Cured meats not linked to pancreatic cancer
NEW YORK (Reuters Health) - There are no clear signs that eating cured meats like ham, bacon or hot dogs could increase the odds of getting pancreatic cancer, according to a new study.
Some research has hinted that might be the case, because the preservatives used for curing, nitrate and nitrite, cause tumors in lab animals.
Because pancreatic cancer is highly lethal, scientists have been on a quest to identify factors that might trigger it. Every year, some 43,000 Americans are diagnosed with the disease, and 95 percent die within five years.
"Prevention is really the best way to save a life," said Dr. Daniel Chang, a cancer specialist at Stanford University in Palo Alto, California, who was not involved in the new work.
To probe the role of curing chemicals, researchers from the National Cancer Institute used a 124-item food questionnaire to test how much nitrate and nitrite people got from their diet.
Of the more than 300,000 people who filled out the questionnaire, just over 1,000 -- about a third of one percent -- developed pancreatic cancer over the next 10 years.
Men who ate the most of the preservatives did appear to have a slightly higher chance of getting the disease, but that increase was so small it might as well have been due to chance, according to the study.
There was no hint of a higher risk among women.
The new work adds to a growing body of evidence that has failed to link pancreatic cancer to certain foods or nutrients, such as dietary fiber and vitamin D.
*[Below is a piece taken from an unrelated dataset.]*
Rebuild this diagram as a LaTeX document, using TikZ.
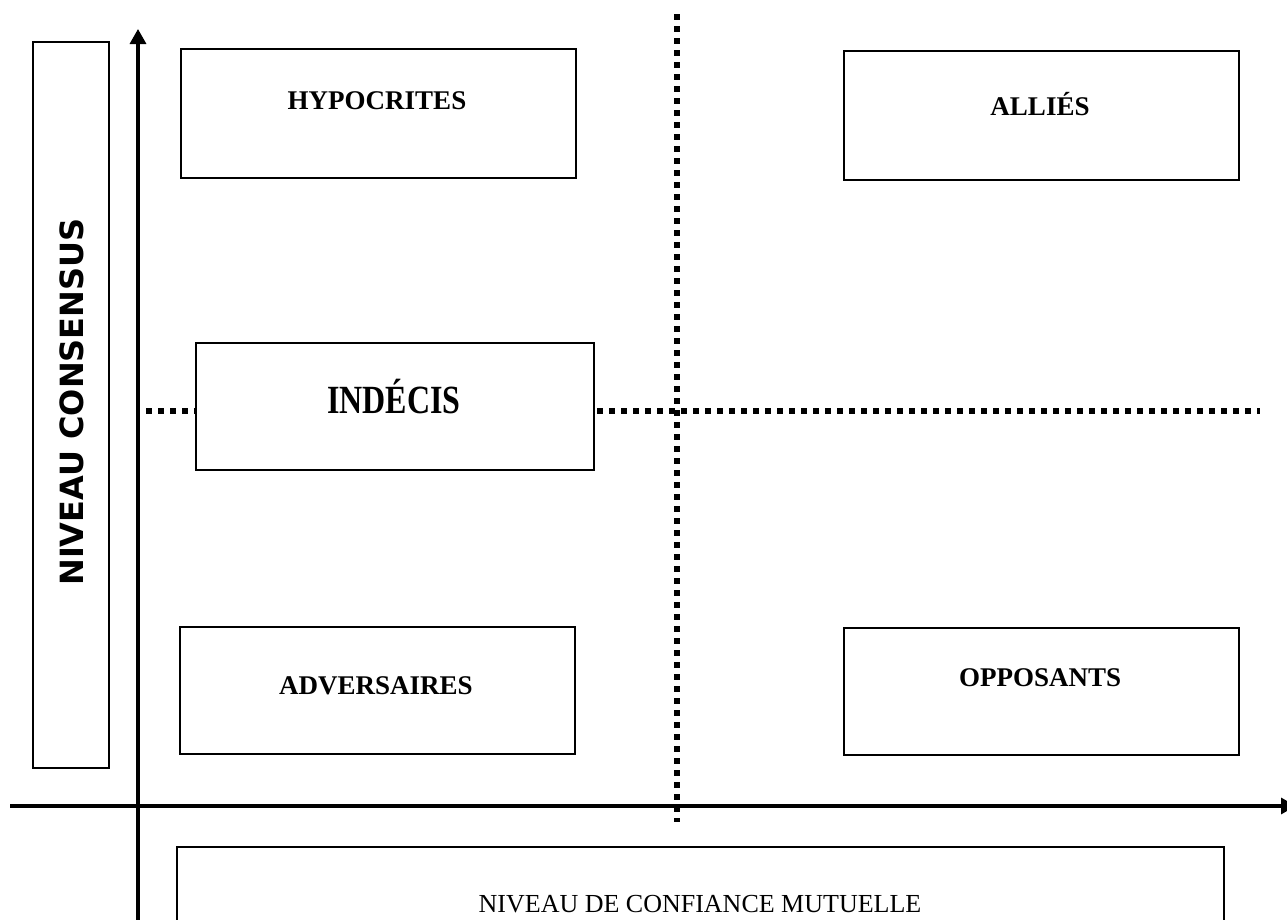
\documentclass[tikz,border=0pt]{standalone}
\usepackage{fontspec}
\setmainfont{Liberation Serif}
\newfontfamily\axisfont{DejaVu Sans}
\usetikzlibrary{arrows.meta}
\begin{document}
\begin{tikzpicture}[x=1pt,y=-1pt,
  box/.style={draw, line width=2.2pt, inner sep=0pt, anchor=north west},
  lbl/.style={font=\bfseries\fontsize{27}{27}\selectfont, inner sep=0pt},
  axis/.style={line width=3.2pt, -{Triangle[length=15pt,width=16pt]}},
  dots/.style={line width=6.5pt, dash pattern=on 6pt off 6pt}]
\useasboundingbox (0,0) rectangle (1287,919);

% axis caption boxes
\node[box, minimum width=76pt, minimum height=726pt] (ybox) at (32,41) {};
\node[rotate=90, inner sep=0pt, font=\axisfont\bfseries\fontsize{32}{32}\selectfont] (ytext) at (72,402) {NIVEAU CONSENSUS};
\node[box, minimum width=1047pt, minimum height=110pt] (xbox) at (176,846) {};
\node[inner sep=0pt, font=\fontsize{26}{26}\selectfont] (xtext) at (700,904.5) {NIVEAU DE CONFIANCE MUTUELLE};

% quadrant boxes
\node[box, minimum width=395pt, minimum height=129pt] (hyp) at (180,48) {};
\node[box, minimum width=395pt, minimum height=129pt] (all) at (843,50) {};
\node[box, minimum width=398pt, minimum height=127pt] (ind) at (195,342) {};
\node[box, minimum width=395pt, minimum height=127pt] (adv) at (179,626) {};
\node[box, minimum width=395pt, minimum height=127pt] (opp) at (843,627) {};

\node[lbl] (thyp) at (377,101) {HYPOCRITES};
\node[lbl] (tall) at (1040,104) {ALLIÉS};
\node[lbl, xscale=0.8, font=\bfseries\fontsize{40}{40}\selectfont] (tind) at (394,397) {INDÉCIS};
\node[lbl] (tadv) at (376,686) {ADVERSAIRES};
\node[lbl] (topp) at (1040,678) {OPPOSANTS};

% axes
\coordinate (ybot) at (138,930);
\coordinate (ytop) at (138,29);
\coordinate (xleft) at (10,806);
\coordinate (xright) at (1296,806);
\draw[axis] (ybot) -- (ytop);
\draw[axis] (xleft) -- (xright);

% dotted separators
\coordinate (vtop) at (677,14);
\coordinate (vbot) at (677,822);
\draw[dots] (vtop) -- (vbot);
\coordinate (hl) at (146,411);
\draw[dots] (hl) -- (ind.west |- hl);
\coordinate (hr) at (1260,411);
\draw[dots] ([xshift=2pt]ind.east |- hr) -- (hr);
\end{tikzpicture}
\end{document}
"We don't have a consistent trend of studies showing that eating more of this or less of that is clearly contributing to the risk of pancreatic cancer," said Dr. Andrew Ko, a cancer researcher at the University of California, San Francisco.
The authors, whose report is published in the American Journal of Epidemiology, could not be reached for comment.
Regardless of whether cured meats are linked to pancreatic cancer, experts say the study doesn't mean people shouldn't strive to eat a healthy diet rich in fruits and vegetables, and low in fatty foods such as cured meats.
"There are a number of good reasons to practice improved dietary habits -- not just for cancer prevention," said Dr. Al Benson, a cancer specialist at Northwestern University's Feinberg School of Medicine in Chicago. "We routinely recommend people limit their intake of fatty foods, and many of these animal products also contain nitrite and nitrate salts."
Lighting up, eating lots of sugar, and being obese have all been tied to a higher risk of pancreatic cancer in earlier work.
"By and large, the best we can do to prevent pancreatic and other cancers," said Benson, "is to encourage people to avoid smoking, to avoid obesity, and to practice improved dietary habits."